▶ **JOB**
Draw out every line with the word "this" from the listing below.

▶ **DATA FOR THE TASK**
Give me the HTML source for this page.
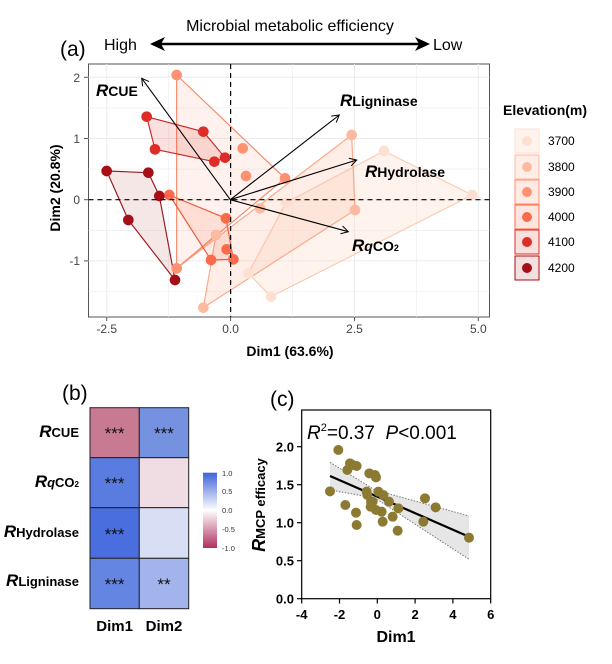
<!DOCTYPE html>
<html><head><meta charset="utf-8"><style>
html,body{margin:0;padding:0;background:#fff}
svg{display:block;font-family:"Liberation Sans",Arial,sans-serif}
</style></head><body>
<svg width="612" height="664" viewBox="0 0 612 664" xmlns="http://www.w3.org/2000/svg">
<defs>
<marker id="ah" markerWidth="10" markerHeight="10" refX="8" refY="5" orient="auto" markerUnits="userSpaceOnUse"><path d="M1,1 L8,5 L1,9" fill="none" stroke="#000" stroke-width="1"/></marker>
<linearGradient id="cb" x1="0" y1="0" x2="0" y2="1">
<stop offset="0" stop-color="#3f63d8"/><stop offset="0.5" stop-color="#ffffff"/><stop offset="1" stop-color="#b0305f"/></linearGradient>
</defs>

<!-- header -->
<text x="290" y="31" font-size="16" text-anchor="middle">Microbial metabolic efficiency</text>
<text x="60" y="56" font-size="21">(a)</text>
<text x="104" y="50" font-size="16">High</text>
<text x="433" y="50" font-size="16">Low</text>
<line x1="160" y1="44" x2="420" y2="44" stroke="#000" stroke-width="2.5"/>
<path d="M150,44 L165,37 L161,44 L165,51 Z"/>
<path d="M430,44 L415,37 L419,44 L415,51 Z"/>

<!-- panel a plot -->
<rect x="88.5" y="64" width="401" height="253" fill="#fff" stroke="#555" stroke-width="1"/>
<g stroke="#ebebeb" stroke-width="1">
<line x1="106.7" y1="64" x2="106.7" y2="317"/><line x1="230.6" y1="64" x2="230.6" y2="317"/><line x1="354.5" y1="64" x2="354.5" y2="317"/><line x1="478.3" y1="64" x2="478.3" y2="317"/>
<line x1="168.6" y1="64" x2="168.6" y2="317" stroke-width="0.6"/><line x1="292.5" y1="64" x2="292.5" y2="317" stroke-width="0.6"/><line x1="416.4" y1="64" x2="416.4" y2="317" stroke-width="0.6"/>
<line x1="88.5" y1="77.3" x2="489.5" y2="77.3"/><line x1="88.5" y1="138.5" x2="489.5" y2="138.5"/><line x1="88.5" y1="199.7" x2="489.5" y2="199.7"/><line x1="88.5" y1="260.9" x2="489.5" y2="260.9"/>
<line x1="88.5" y1="107.9" x2="489.5" y2="107.9" stroke-width="0.6"/><line x1="88.5" y1="169.1" x2="489.5" y2="169.1" stroke-width="0.6"/><line x1="88.5" y1="230.3" x2="489.5" y2="230.3" stroke-width="0.6"/><line x1="88.5" y1="291.5" x2="489.5" y2="291.5" stroke-width="0.6"/>
</g>
<g transform="translate(60,50) scale(0.33333)" stroke-width="3.5" stroke-linejoin="round">
<polygon points="972,303 1237,435 633,740 565,670 678,458" fill="#fde0d2" fill-opacity="0.4" stroke="#fcc9b3"/>
<polygon points="875,255 885,480 430,773 468,555 350,655" fill="#fcbba1" fill-opacity="0.25" stroke="#f9a98a"/>
<polygon points="350,75 675,385 350,655" fill="#fc9272" fill-opacity="0.12" stroke="#f3896a"/>
<polygon points="328,435 498,505 520,628 453,630" fill="#fb6a4a" fill-opacity="0.15" stroke="#ec5a3c"/>
<polygon points="260,200 430,245 495,323 463,335 285,298" fill="#de2d26" fill-opacity="0.15" stroke="#c8282a"/>
<polygon points="140,363 265,368 298,438 345,690 205,510" fill="#a50f15" fill-opacity="0.1" stroke="#9a1a20"/>
<g fill="#fde0d2"><circle cx="972" cy="303" r="16"/><circle cx="1237" cy="435" r="16"/><circle cx="633" cy="740" r="16"/><circle cx="565" cy="670" r="16"/><circle cx="678" cy="458" r="16"/></g>
<g fill="#fcbba1"><circle cx="875" cy="255" r="16"/><circle cx="885" cy="480" r="16"/><circle cx="430" cy="773" r="16"/><circle cx="468" cy="555" r="16"/><circle cx="600" cy="475" r="16"/></g>
<g fill="#fc9272"><circle cx="350" cy="75" r="16"/><circle cx="675" cy="385" r="16"/><circle cx="350" cy="655" r="16"/><circle cx="548" cy="295" r="16"/><circle cx="558" cy="378" r="16"/></g>
<g fill="#fb6a4a"><circle cx="328" cy="435" r="16"/><circle cx="498" cy="505" r="16"/><circle cx="520" cy="628" r="16"/><circle cx="453" cy="630" r="16"/><circle cx="500" cy="598" r="16"/></g>
<g fill="#de2d26"><circle cx="260" cy="200" r="16"/><circle cx="430" cy="245" r="16"/><circle cx="495" cy="323" r="16"/><circle cx="463" cy="335" r="16"/><circle cx="285" cy="298" r="16"/></g>
<g fill="#a50f15"><circle cx="140" cy="363" r="16"/><circle cx="265" cy="368" r="16"/><circle cx="298" cy="438" r="16"/><circle cx="345" cy="690" r="16"/><circle cx="205" cy="510" r="16"/></g>
</g>
<line x1="230.6" y1="64" x2="230.6" y2="317" stroke="#000" stroke-dasharray="5,4" stroke-width="1.2"/>
<line x1="88.5" y1="199.7" x2="489.5" y2="199.7" stroke="#000" stroke-dasharray="5,4" stroke-width="1.2"/>
<g stroke="#000" stroke-width="1.1" marker-end="url(#ah)">
<line x1="230.3" y1="199.7" x2="141.7" y2="78.3"/>
<line x1="230.3" y1="199.7" x2="339.3" y2="115"/>
<line x1="230.3" y1="199.7" x2="356.7" y2="160"/>
<line x1="230.3" y1="199.7" x2="348.3" y2="231.7"/>
</g>
<g font-weight="bold" font-size="14">
<text x="96" y="96"><tspan font-style="italic" font-size="17">R</tspan><tspan>CUE</tspan></text>
<text x="340" y="106"><tspan font-style="italic" font-size="17">R</tspan><tspan>Ligninase</tspan></text>
<text x="365" y="177"><tspan font-style="italic" font-size="17">R</tspan><tspan>Hydrolase</tspan></text>
<text x="352" y="251"><tspan font-style="italic" font-size="17">R</tspan><tspan font-style="italic">q</tspan><tspan>CO</tspan><tspan font-size="9">2</tspan></text>
</g>
<g font-size="12" fill="#444" text-anchor="end">
<text x="80" y="82">2</text><text x="80" y="143">1</text><text x="80" y="204">0</text><text x="80" y="265">-1</text>
</g>
<g stroke="#555"><line x1="84" y1="77.3" x2="88" y2="77.3"/><line x1="84" y1="138.5" x2="88" y2="138.5"/><line x1="84" y1="199.7" x2="88" y2="199.7"/><line x1="84" y1="260.9" x2="88" y2="260.9"/>
<line x1="106.7" y1="317" x2="106.7" y2="321"/><line x1="230.6" y1="317" x2="230.6" y2="321"/><line x1="354.5" y1="317" x2="354.5" y2="321"/><line x1="478.3" y1="317" x2="478.3" y2="321"/></g>
<g font-size="12" fill="#444" text-anchor="middle">
<text x="106.7" y="333">-2.5</text><text x="230.6" y="333">0.0</text><text x="354.5" y="333">2.5</text><text x="478.3" y="333">5.0</text>
</g>
<text x="290" y="356" font-size="14" font-weight="bold" text-anchor="middle">Dim1 (63.6%)</text>
<text transform="translate(60,188) rotate(-90)" font-size="14" font-weight="bold" text-anchor="middle">Dim2 (20.8%)</text>

<!-- legend -->
<text x="503" y="115" font-size="14" font-weight="bold">Elevation(m)</text>
<g stroke-width="1">
<rect x="515" y="129" width="24" height="24" fill="#fff3ee" stroke="#fde0d2"/><circle cx="527" cy="141" r="5" fill="#fde0d2"/>
<rect x="515" y="155" width="24" height="24" fill="#ffeee7" stroke="#fcbba1"/><circle cx="527" cy="167" r="5" fill="#fcbba1"/>
<rect x="515" y="180" width="24" height="24" fill="#ffebe3" stroke="#fc9272"/><circle cx="527" cy="192" r="5" fill="#fc9272"/>
<rect x="515" y="205" width="24" height="24" fill="#fde6df" stroke="#fb6a4a"/><circle cx="527" cy="217" r="5" fill="#fb6a4a"/>
<rect x="515" y="230" width="24" height="24" fill="#f9e0dc" stroke="#de2d26"/><circle cx="527" cy="242" r="5" fill="#de2d26"/>
<rect x="515" y="256" width="24" height="24" fill="#f4e0e0" stroke="#a50f15"/><circle cx="527" cy="268" r="5" fill="#a50f15"/>
</g>
<g font-size="12"><text x="548" y="145">3700</text><text x="548" y="171">3800</text><text x="548" y="196">3900</text><text x="548" y="221">4000</text><text x="548" y="246">4100</text><text x="548" y="272">4200</text></g>

<!-- panel b -->
<text x="62" y="400" font-size="21">(b)</text>
<g stroke="#222" stroke-width="1">
<rect x="90" y="407.7" width="49.3" height="50" fill="#c97a93"/><rect x="139.3" y="407.7" width="49.4" height="50" fill="#7492e0"/>
<rect x="90" y="457.7" width="49.3" height="50" fill="#5a7ce0"/><rect x="139.3" y="457.7" width="49.4" height="50" fill="#f0dce3"/>
<rect x="90" y="507.7" width="49.3" height="50.6" fill="#4a6ede"/><rect x="139.3" y="507.7" width="49.4" height="50.6" fill="#d8def3"/>
<rect x="90" y="558.3" width="49.3" height="50.4" fill="#6585e2"/><rect x="139.3" y="558.3" width="49.4" height="50.4" fill="#a3b4ec"/>
</g>
<g font-size="17" text-anchor="middle" fill="#111">
<text x="114.6" y="439">***</text><text x="164" y="439">***</text>
<text x="114.6" y="489">***</text>
<text x="114.6" y="540">***</text>
<text x="114.6" y="590">***</text><text x="164" y="590">**</text>
</g>
<g font-weight="bold" font-size="13" text-anchor="end">
<text x="79" y="437"><tspan font-style="italic" font-size="17">R</tspan><tspan>CUE</tspan></text>
<text x="79" y="487"><tspan font-style="italic" font-size="17">R</tspan><tspan font-style="italic">q</tspan><tspan>CO</tspan><tspan font-size="8">2</tspan></text>
<text x="79" y="537"><tspan font-style="italic" font-size="17">R</tspan><tspan>Hydrolase</tspan></text>
<text x="79" y="586"><tspan font-style="italic" font-size="17">R</tspan><tspan>Ligninase</tspan></text>
</g>
<text x="114.6" y="631" font-size="15" font-weight="bold" text-anchor="middle">Dim1</text>
<text x="164" y="631" font-size="15" font-weight="bold" text-anchor="middle">Dim2</text>
<rect x="203" y="472.7" width="14" height="75.3" fill="url(#cb)"/>
<g font-size="7.5" fill="#333"><text x="222" y="476">1.0</text><text x="222" y="494">0.5</text><text x="222" y="513">0.0</text><text x="222" y="532">-0.5</text><text x="222" y="551">-1.0</text></g>

<!-- panel c -->
<text x="270" y="406" font-size="21">(c)</text>
<polygon points="330,462.3 375,490 469,516 469,559.3 375,498 330,490" fill="#e6e6e6"/>
<polyline points="330,462.3 375,490 469,516" fill="none" stroke="#777" stroke-dasharray="1.5,1.5" stroke-width="1"/>
<polyline points="330,490 375,498 469,559.3" fill="none" stroke="#777" stroke-dasharray="1.5,1.5" stroke-width="1"/>
<line x1="330" y1="476" x2="469" y2="536.7" stroke="#000" stroke-width="2.2"/>
<g transform="translate(250,370) scale(0.33333)" fill="#8c7a32">
<circle cx="240" cy="364" r="15"/><circle cx="265" cy="240" r="15"/><circle cx="286" cy="405" r="15"/><circle cx="292" cy="300" r="15"/><circle cx="300" cy="280" r="15"/><circle cx="308" cy="285" r="15"/><circle cx="320" cy="288" r="15"/><circle cx="318" cy="428" r="15"/><circle cx="320" cy="465" r="15"/><circle cx="358" cy="310" r="15"/><circle cx="375" cy="315" r="15"/><circle cx="378" cy="322" r="15"/><circle cx="350" cy="365" r="15"/><circle cx="352" cy="375" r="15"/><circle cx="363" cy="395" r="15"/><circle cx="362" cy="410" r="15"/><circle cx="368" cy="395" r="15"/><circle cx="378" cy="420" r="15"/><circle cx="385" cy="365" r="15"/><circle cx="400" cy="375" r="15"/><circle cx="398" cy="455" r="15"/><circle cx="395" cy="425" r="15"/><circle cx="417" cy="395" r="15"/><circle cx="428" cy="440" r="15"/><circle cx="443" cy="482" r="15"/><circle cx="445" cy="415" r="15"/><circle cx="520" cy="455" r="15"/><circle cx="525" cy="385" r="15"/><circle cx="557" cy="412" r="15"/><circle cx="657" cy="503" r="15"/>
</g>
<rect x="301.7" y="410" width="189" height="188.7" fill="none" stroke="#000" stroke-width="1.2"/>
<text x="307" y="439" font-size="19"><tspan font-style="italic">R</tspan><tspan font-size="11" dy="-8">2</tspan><tspan dy="8">=0.37&#160;&#160;</tspan><tspan font-style="italic">P</tspan><tspan>&lt;0.001</tspan></text>
<g stroke="#000" stroke-width="1.2">
<line x1="297" y1="446.7" x2="301.7" y2="446.7"/><line x1="297" y1="484.7" x2="301.7" y2="484.7"/><line x1="297" y1="522.7" x2="301.7" y2="522.7"/><line x1="297" y1="560.7" x2="301.7" y2="560.7"/><line x1="297" y1="598.7" x2="301.7" y2="598.7"/>
<line x1="301.7" y1="598.7" x2="301.7" y2="603.5"/><line x1="339.5" y1="598.7" x2="339.5" y2="603.5"/><line x1="377.3" y1="598.7" x2="377.3" y2="603.5"/><line x1="415.1" y1="598.7" x2="415.1" y2="603.5"/><line x1="452.9" y1="598.7" x2="452.9" y2="603.5"/><line x1="490.7" y1="598.7" x2="490.7" y2="603.5"/>
</g>
<g font-size="13" font-weight="bold" text-anchor="end">
<text x="294" y="451.5">2.0</text><text x="294" y="489.5">1.5</text><text x="294" y="527.5">1.0</text><text x="294" y="565.5">0.5</text><text x="294" y="603.5">0.0</text>
</g>
<g font-size="13" font-weight="bold" text-anchor="middle">
<text x="301.7" y="619">-4</text><text x="339.5" y="619">-2</text><text x="377.3" y="619">0</text><text x="415.1" y="619">2</text><text x="452.9" y="619">4</text><text x="490.7" y="619">6</text>
</g>
<text x="396" y="642" font-size="16" font-weight="bold" text-anchor="middle">Dim1</text>
<text transform="translate(265,505) rotate(-90)" font-size="13" font-weight="bold" text-anchor="middle"><tspan font-style="italic" font-size="18">R</tspan><tspan>MCP efficacy</tspan></text>
</svg>
</body></html>
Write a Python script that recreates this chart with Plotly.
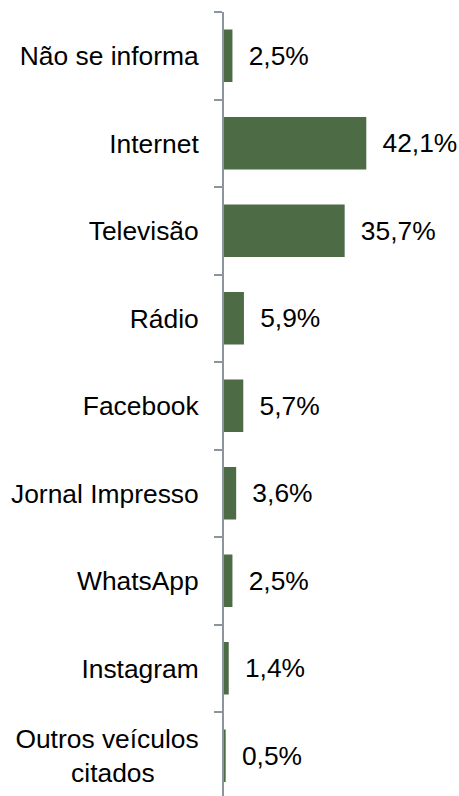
import plotly.graph_objects as go

categories = ["Não se informa", "Internet", "Televisão", "Rádio", "Facebook",
              "Jornal Impresso", "WhatsApp", "Instagram", "Outros veículos"]
tick_labels = ["Não se informa", "Internet", "Televisão", "Rádio", "Facebook",
               "Jornal Impresso", "WhatsApp", "Instagram",
               "Outros veículos<br>citados\u00a0\u00a0\u00a0\u00a0\u00a0\u00a0"]
values = [2.5, 42.1, 35.7, 5.9, 5.7, 3.6, 2.5, 1.4, 0.5]

FONT = "Liberation Sans, Arial"

fig = go.Figure()
fig.add_trace(go.Bar(
    y=categories, x=values, orientation="h",
    width=0.6,
    marker=dict(color="#4d6b45", line=dict(width=0)),
    texttemplate="\u2002%{x:.1f}%",
    textposition="outside",
    cliponaxis=False,
    textfont=dict(family=FONT, size=26.4, color="#000000"),
    hoverinfo="skip",
))

fig.update_layout(
    width=459, height=796,
    margin=dict(l=224, r=66, t=12, b=0),
    paper_bgcolor="white", plot_bgcolor="white",
    separators=",.",
    showlegend=False,
    font=dict(family=FONT, size=26.4, color="#000000"),
    xaxis=dict(range=[0, 50], visible=False, fixedrange=True),
    yaxis=dict(
        type="category",
        categoryorder="array", categoryarray=categories,
        tickvals=categories, ticktext=tick_labels,
        range=[8.46, -0.5],
        showline=True, linecolor="#8c949d", linewidth=2,
        ticks="outside", tickson="boundaries", ticklen=8, tickwidth=2,
        tickcolor="#8c949d",
        showgrid=False, zeroline=False, fixedrange=True,
        ticklabelstandoff=18,
        tickfont=dict(family=FONT, size=26.4, color="#000000"),
    ),
)

fig.write_html("out.html",
               config={"displayModeBar": False, "staticPlot": True},
               post_script="document.body.style.margin='0';document.body.style.overflow='hidden';")
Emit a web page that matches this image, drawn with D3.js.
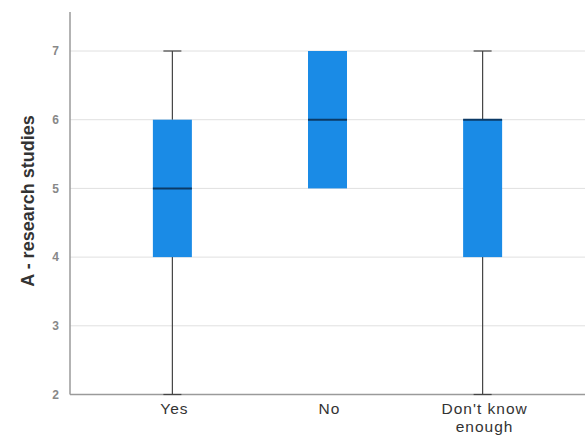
<!DOCTYPE html>
<html><head><meta charset="utf-8">
<script src="https://cdn.jsdelivr.net/npm/d3@7"></script>
<style>body{margin:0;background:#fff;} svg{display:block;}</style>
</head><body>
<svg id="c" width="585" height="439"></svg>
<script>
const categories = ["Yes", "No", "Don't know enough"];
const whiskerLow  = [2, 5, 2];
const q1          = [4, 5, 4];
const median      = [5, 6, 6];
const q3          = [6, 7, 6];
const whiskerHigh = [7, 7, 7];
const yTicks = [2, 3, 4, 5, 6, 7];
const yTitle = "A - research studies";

const svg = d3.select("#c");
const mLeft = 70, mRight = 585, mTop = 12, mBottom = 394.5;
const font = "Arial, 'Liberation Sans', sans-serif";

const y = d3.scaleLinear().domain([2, 7]).range([mBottom, 51]);
const x = d3.scaleBand().domain(categories).range([mLeft, mRight]).paddingInner(0).paddingOuter(0.16);

// gridlines
svg.append("g").selectAll("line").data(yTicks.filter(t => t > 2)).join("line")
  .attr("x1", mLeft).attr("x2", mRight)
  .attr("y1", d => y(d)).attr("y2", d => y(d))
  .attr("stroke", "#e0e0e0").attr("stroke-width", 1);

// y axis
const yAxis = d3.axisLeft(y).tickValues(yTicks).tickSize(0).tickPadding(11).tickFormat(d3.format("d"));
const gy = svg.append("g").attr("transform", `translate(${mLeft},0)`).call(yAxis);
gy.select(".domain").remove();
gy.selectAll("text").attr("font-family", font)
  .attr("font-size", 12).attr("font-weight", "bold").attr("fill", "#888");
svg.append("line").attr("x1", mLeft).attr("x2", mLeft).attr("y1", mTop).attr("y2", mBottom)
  .attr("stroke", "#9a9a9a").attr("stroke-width", 1.5);

// x axis
const xAxis = d3.axisBottom(x).tickSize(0).tickPadding(0);
const gx = svg.append("g").attr("transform", `translate(0,${mBottom})`).call(xAxis);
gx.select(".domain").remove();
gx.selectAll("text").remove();
svg.append("line").attr("x1", mLeft).attr("x2", mRight).attr("y1", mBottom).attr("y2", mBottom)
  .attr("stroke", "#9a9a9a").attr("stroke-width", 1.5);

// category labels (wrapped, one text per line)
const labelLines = {"Yes": ["Yes"], "No": ["No"], "Don't know enough": ["Don't know", "enough"]};
categories.forEach(c => {
  const cx = x(c) + x.bandwidth() / 2 + 2;
  labelLines[c].forEach((l, i) => svg.append("text")
    .attr("x", cx).attr("y", 414 + i * 17.5)
    .attr("text-anchor", "middle")
    .attr("font-family", font)
    .attr("font-size", 15.5).attr("letter-spacing", 1).attr("fill", "#333").text(l));
});

// y title
svg.append("text").attr("transform", `translate(34,201) rotate(-90)`)
  .attr("text-anchor", "middle")
  .attr("font-family", font)
  .attr("font-size", 18).attr("font-weight", "bold").attr("fill", "#333").text(yTitle);

const boxW = 39, capW = 18;
const g = svg.append("g");
categories.forEach((c, i) => {
  const cx = x(c) + x.bandwidth() / 2;
  if (whiskerHigh[i] > q3[i]) {
    g.append("line").attr("x1", cx).attr("x2", cx).attr("y1", y(q3[i])).attr("y2", y(whiskerHigh[i]))
      .attr("stroke", "#444").attr("stroke-width", 1.2);
    g.append("line").attr("x1", cx - capW / 2).attr("x2", cx + capW / 2).attr("y1", y(whiskerHigh[i])).attr("y2", y(whiskerHigh[i]))
      .attr("stroke", "#444").attr("stroke-width", 1.2);
  }
  if (whiskerLow[i] < q1[i]) {
    g.append("line").attr("x1", cx).attr("x2", cx).attr("y1", y(q1[i])).attr("y2", y(whiskerLow[i]))
      .attr("stroke", "#444").attr("stroke-width", 1.2);
    g.append("line").attr("x1", cx - capW / 2).attr("x2", cx + capW / 2).attr("y1", y(whiskerLow[i])).attr("y2", y(whiskerLow[i]))
      .attr("stroke", "#444").attr("stroke-width", 1.2);
  }
  g.append("rect").attr("x", cx - boxW / 2).attr("width", boxW)
    .attr("y", y(q3[i])).attr("height", y(q1[i]) - y(q3[i]))
    .attr("fill", "#1a8be6");
  g.append("line").attr("x1", cx - boxW / 2).attr("x2", cx + boxW / 2)
    .attr("y1", y(median[i])).attr("y2", y(median[i]))
    .attr("stroke", "#0b3a66").attr("stroke-width", 2);
});
</script>
</body></html>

▶ **RESULT OF THE EXERCISE**
Give me the HTML source for this page.
Write a Python script that recreates this chart with Plotly.
Emit a web page that matches this image, drawn with D3.js.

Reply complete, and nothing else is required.